It's Wednesday evening. The wind carries a sound of trash russian pop with a baseline provided by synthesized accordion pulled in a distinctively slavic manner and kick.wav from the valley that has buildings some of which have cardboard windows and are guarded by array of dogs of indescribable breed. A female vocal sings in russian how "nobody knows and understands it, only mom does". The volume of the sound doubles every hour.

It is 3AM and the volume has peaked. A man's voice sings a sorrowful story of his brother dying in jail, convicted over something trivial, like murder. The synthesized accordion is still pulled in a distinctly slavic manner, and kick.wav is still in fashion. There are screams of women, an array of distinct barks and shouts of men carried over from the valley.

It is 6AM on a Thursday.

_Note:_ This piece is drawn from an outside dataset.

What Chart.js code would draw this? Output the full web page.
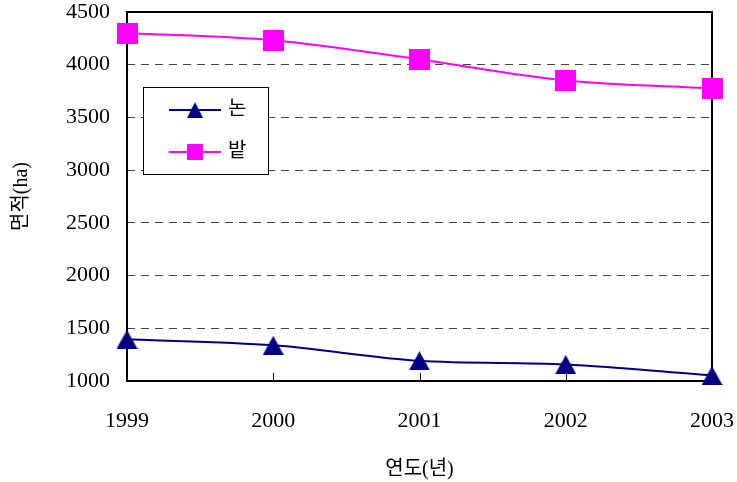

The sun has risen an hour before, illuminating the fields, forests and the valley in a cheerful summers' light. The shouts have subsided an hour ago, and it seems that even the dogs got tired of barking. The volume is still at its' peak, slavordionkickwav notwithstanding. Voice of indeterminate gender is celebrating joys of dying for the motherland.

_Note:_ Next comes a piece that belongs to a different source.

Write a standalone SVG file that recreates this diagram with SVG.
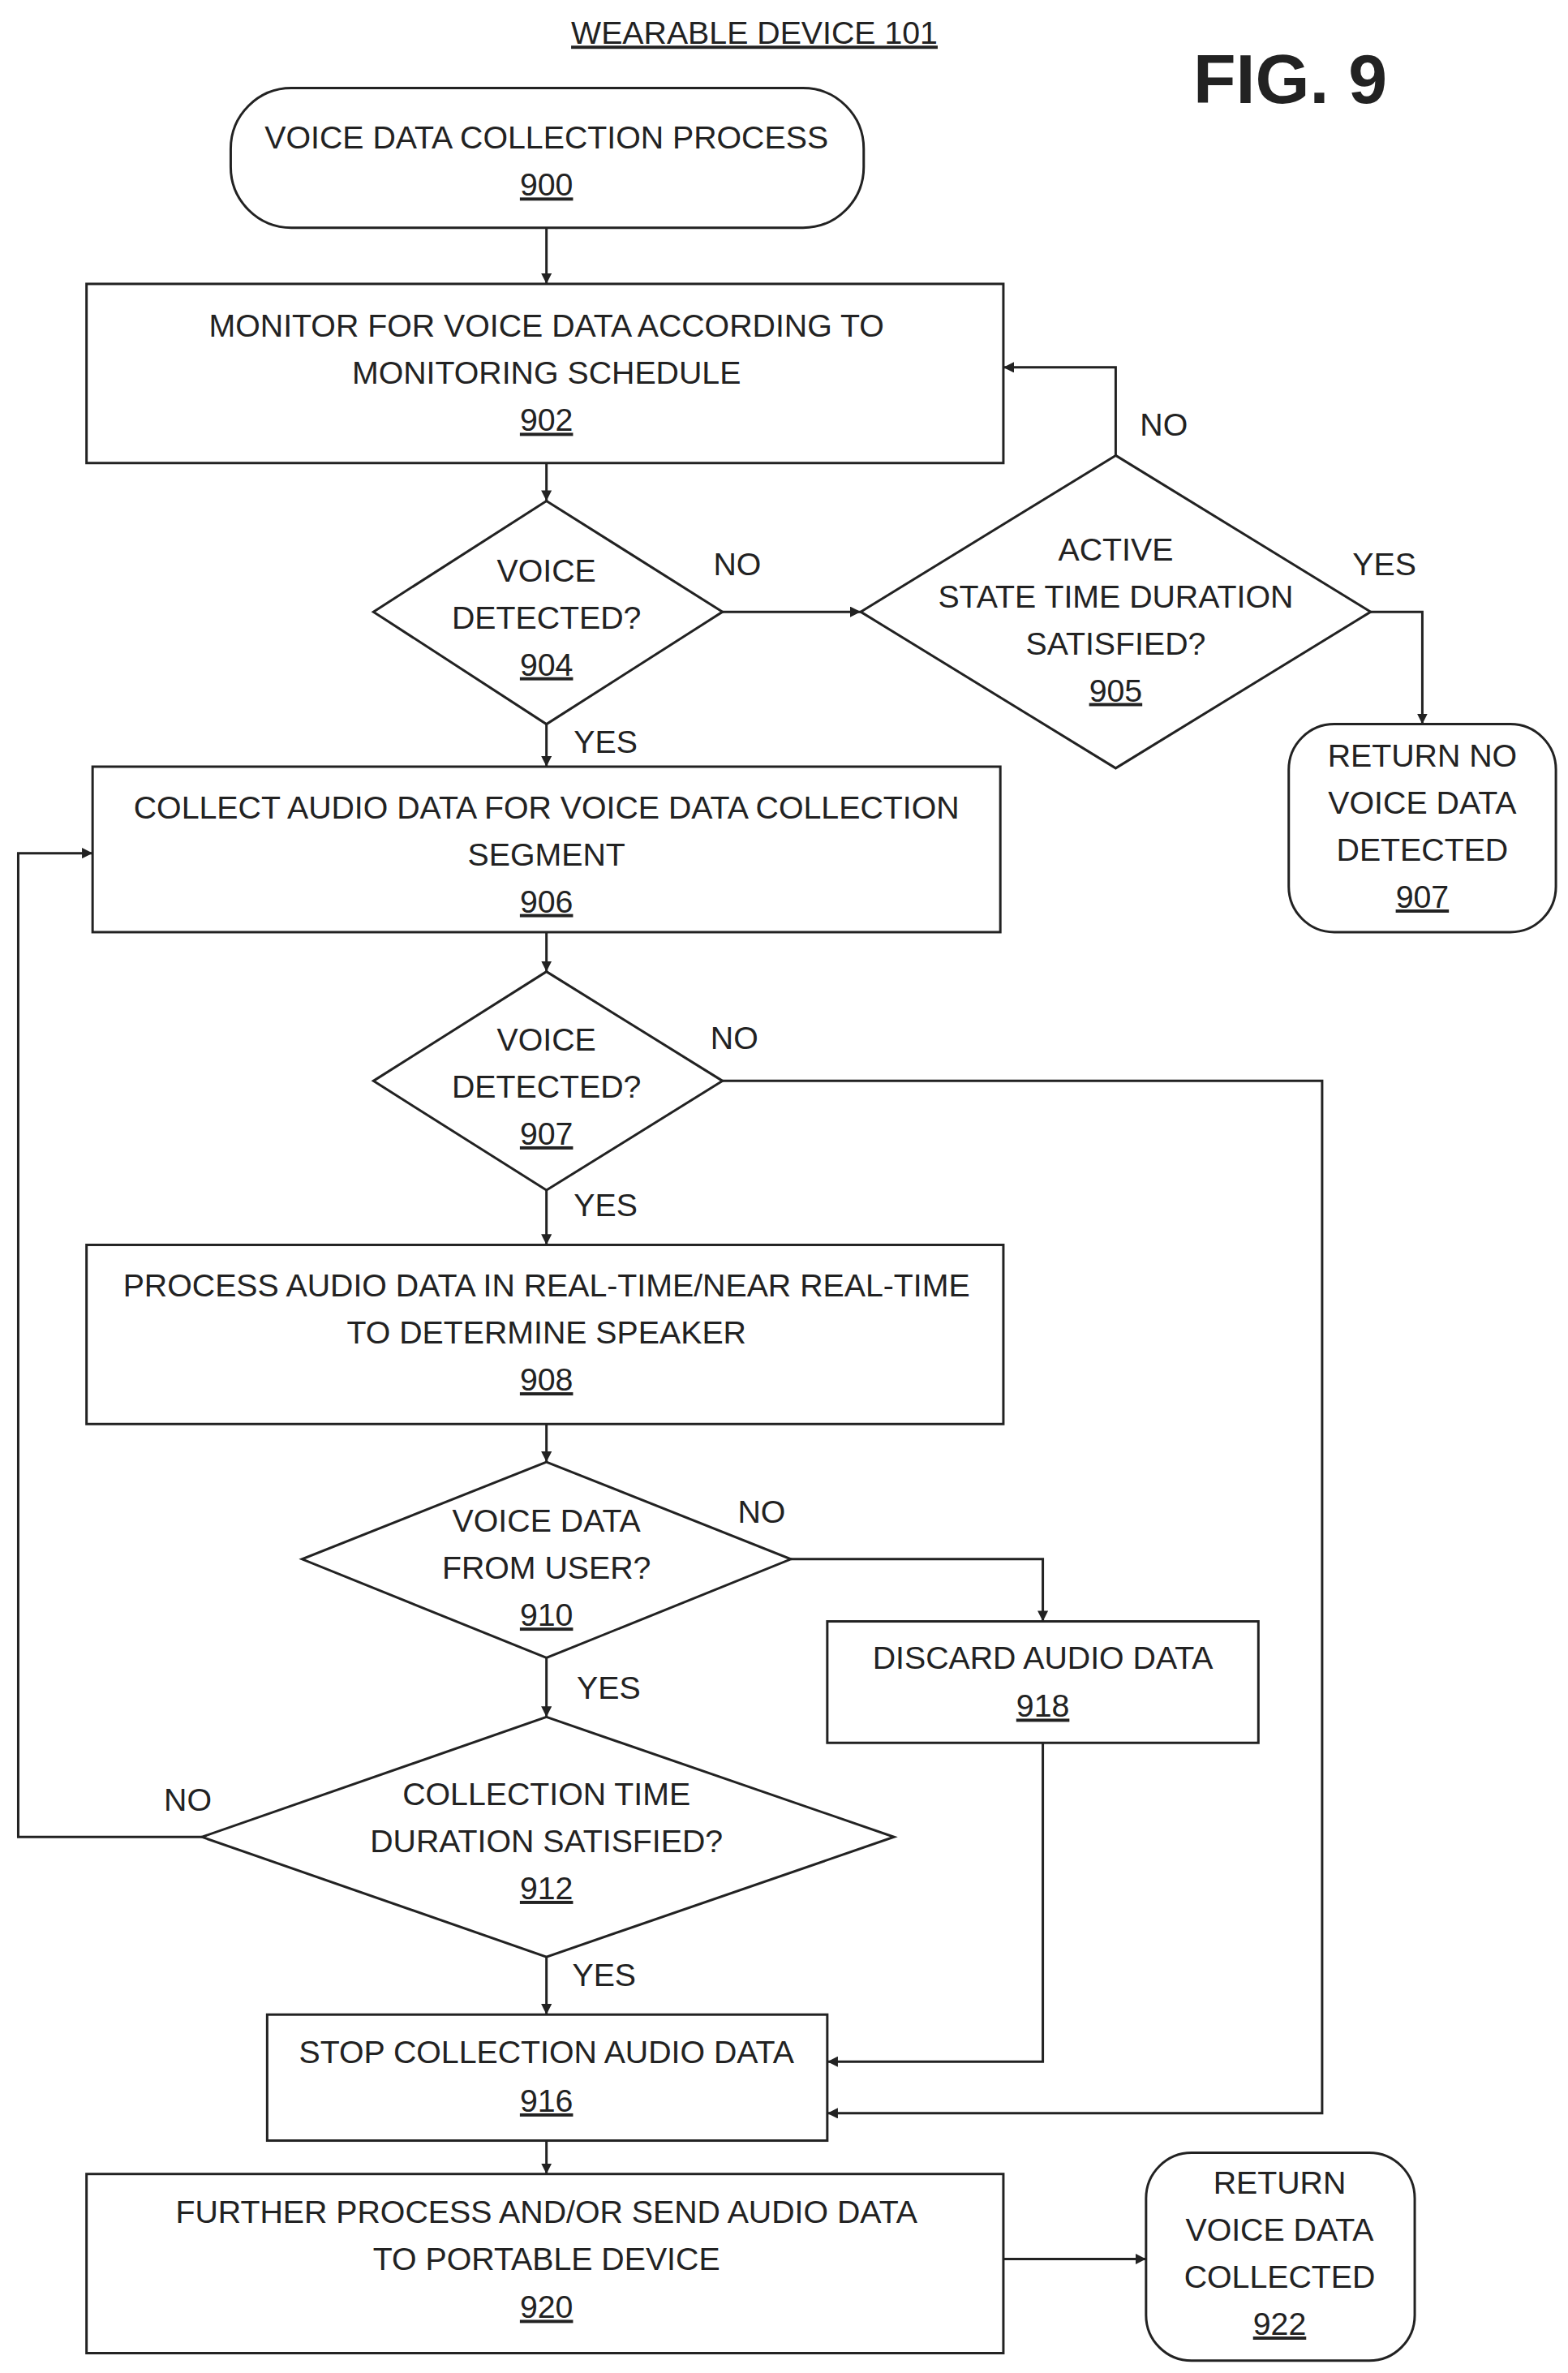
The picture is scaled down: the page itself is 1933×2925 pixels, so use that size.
<svg xmlns="http://www.w3.org/2000/svg" width="1933" height="2925" viewBox="0 0 1933 2925">
<style>
.s{fill:#fff;stroke:#222;stroke-width:1.6}
.c{fill:none;stroke:#222;stroke-width:1.6}
text{font-family:"Liberation Sans",Arial,sans-serif;font-size:21px;fill:#222;text-anchor:middle}
.n{text-decoration:underline}
.l{text-anchor:start}
</style>
<defs><marker id="a" viewBox="0 0 10 10" refX="10" refY="5" markerWidth="7" markerHeight="7" orient="auto" markerUnits="userSpaceOnUse"><path d="M0,0L10,5L0,10z" fill="#222"/></marker></defs>
<rect width="1933" height="2925" fill="#fff"/>
<g transform="scale(1.8713)">
<text x="497" y="29" class="n">WEARABLE DEVICE 101</text>
<text x="850" y="68" style="font-size:46px;font-weight:bold">FIG. 9</text>
<g id="n900"><rect class="s" x="152" y="58" width="417" height="92" rx="40"/><text x="360" y="98">VOICE DATA COLLECTION PROCESS</text><text x="360" y="129" class="n">900</text></g>
<g id="n902"><rect class="s" x="57" y="187" width="604" height="118"/><text x="360" y="222">MONITOR FOR VOICE DATA ACCORDING TO</text><text x="360" y="253">MONITORING SCHEDULE</text><text x="360" y="284" class="n">902</text></g>
<g id="n904"><polygon class="s" points="360,330 476,403 360,477 246,403"/><text x="360" y="383">VOICE</text><text x="360" y="414">DETECTED?</text><text x="360" y="445" class="n">904</text></g>
<g id="n905"><polygon class="s" points="735,300 903,403 735,506 567,403"/><text x="735" y="369">ACTIVE</text><text x="735" y="400">STATE TIME DURATION</text><text x="735" y="431">SATISFIED?</text><text x="735" y="462" class="n">905</text></g>
<g id="n907t"><rect class="s" x="849" y="477" width="176" height="137" rx="30"/><text x="937" y="505">RETURN NO</text><text x="937" y="536">VOICE DATA</text><text x="937" y="567">DETECTED</text><text x="937" y="598" class="n">907</text></g>
<g id="n906"><rect class="s" x="61" y="505" width="598" height="109"/><text x="360" y="539">COLLECT AUDIO DATA FOR VOICE DATA COLLECTION</text><text x="360" y="570">SEGMENT</text><text x="360" y="601" class="n">906</text></g>
<g id="n907"><polygon class="s" points="360,640 476,712 360,784 246,712"/><text x="360" y="692">VOICE</text><text x="360" y="723">DETECTED?</text><text x="360" y="754" class="n">907</text></g>
<g id="n908"><rect class="s" x="57" y="820" width="604" height="118"/><text x="360" y="854">PROCESS AUDIO DATA IN REAL-TIME/NEAR REAL-TIME</text><text x="360" y="885">TO DETERMINE SPEAKER</text><text x="360" y="916" class="n">908</text></g>
<g id="n910"><polygon class="s" points="360,963 521,1027 360,1092 199,1027"/><text x="360" y="1009">VOICE DATA</text><text x="360" y="1040">FROM USER?</text><text x="360" y="1071" class="n">910</text></g>
<g id="n918"><rect class="s" x="545" y="1068" width="284" height="80"/><text x="687" y="1099">DISCARD AUDIO DATA</text><text x="687" y="1131" class="n">918</text></g>
<g id="n912"><polygon class="s" points="360,1131 589,1210 360,1289 133,1210"/><text x="360" y="1189">COLLECTION TIME</text><text x="360" y="1220">DURATION SATISFIED?</text><text x="360" y="1251" class="n">912</text></g>
<g id="n916"><rect class="s" x="176" y="1327" width="369" height="83"/><text x="360" y="1359">STOP COLLECTION AUDIO DATA</text><text x="360" y="1391" class="n">916</text></g>
<g id="n920"><rect class="s" x="57" y="1432" width="604" height="118"/><text x="360" y="1464">FURTHER PROCESS AND/OR SEND AUDIO DATA</text><text x="360" y="1495">TO PORTABLE DEVICE</text><text x="360" y="1527" class="n">920</text></g>
<g id="n922"><rect class="s" x="755" y="1418" width="177" height="137" rx="30"/><text x="843" y="1445">RETURN</text><text x="843" y="1476">VOICE DATA</text><text x="843" y="1507">COLLECTED</text><text x="843" y="1538" class="n">922</text></g>
<g id="connectors">
<path class="c" marker-end="url(#a)" d="M360,150V187"/>
<path class="c" marker-end="url(#a)" d="M360,305V330"/>
<path class="c" marker-end="url(#a)" d="M476,403H567"/>
<path class="c" marker-end="url(#a)" d="M735,300V242H661"/>
<path class="c" marker-end="url(#a)" d="M903,403H937V477"/>
<path class="c" marker-end="url(#a)" d="M360,477V505"/>
<path class="c" marker-end="url(#a)" d="M360,614V640"/>
<path class="c" marker-end="url(#a)" d="M476,712H871V1392H545"/>
<path class="c" marker-end="url(#a)" d="M360,784V820"/>
<path class="c" marker-end="url(#a)" d="M360,938V963"/>
<path class="c" marker-end="url(#a)" d="M521,1027H687V1068"/>
<path class="c" marker-end="url(#a)" d="M687,1148V1358H545"/>
<path class="c" marker-end="url(#a)" d="M360,1092V1131"/>
<path class="c" marker-end="url(#a)" d="M133,1210H12V562H61"/>
<path class="c" marker-end="url(#a)" d="M360,1289V1327"/>
<path class="c" marker-end="url(#a)" d="M360,1410V1432"/>
<path class="c" marker-end="url(#a)" d="M661,1488H755"/>
<text x="470" y="379" class="l">NO</text>
<text x="751" y="287" class="l">NO</text>
<text x="891" y="379" class="l">YES</text>
<text x="378" y="496" class="l">YES</text>
<text x="468" y="691" class="l">NO</text>
<text x="378" y="801" class="l">YES</text>
<text x="486" y="1003" class="l">NO</text>
<text x="380" y="1119" class="l">YES</text>
<text x="108" y="1193" class="l">NO</text>
<text x="377" y="1308" class="l">YES</text>
</g>
</g>
</svg>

Around the noon, the music abruptly stops. A beaten silver vehicle leaves the valley, full of men. It speeds over the dirt road, raising trails of dust, the driver blissfully oblivious to the woeful condition of both the road and the suspension of a vehicle.

They return an hour later, and the music continues towards the evening. Oh! i know this one! It's about how some things can only by understood by someones' momma.


It's saturday evening and the past few days were a faithful reenactment of some slavic groundhogs' day. But change is in the air - the air is tense with charge; the sky has become overcast, and there is darkness rising from the east. The music stops abruptly and mid-story. By now it feels wrong to hear something else and the peaceful sounds of wind rustling the leaves on the trees and birds singing distantly sounds eerie and foreboding. There are shouts and barking in the valley, and it feels like a general commotion as a column of dark smoke rises towards the heavens. They have finally done it, I think to myself, they have finally summoned the slavic satan.

Several fire engines, a single ambulance and a police car arrive a half an hour later, as a dark cloud finally rolls over the fields and the valley. Strobes of blue and some red make it look like a silent disco. It evokes a feeling of longing for something that was never there. It evokes a feeling of things ending prematurely. It evokes a feeling of shameful relief when someone who has been bedridden for years finally dies.

As the emergency services leave in a neat line, I finally open the windows to let some air in. The air smells like burnt tires. A sigh escapes my lips. "But at least that's over", I think, knowing perfectly well that it will repeat a month later.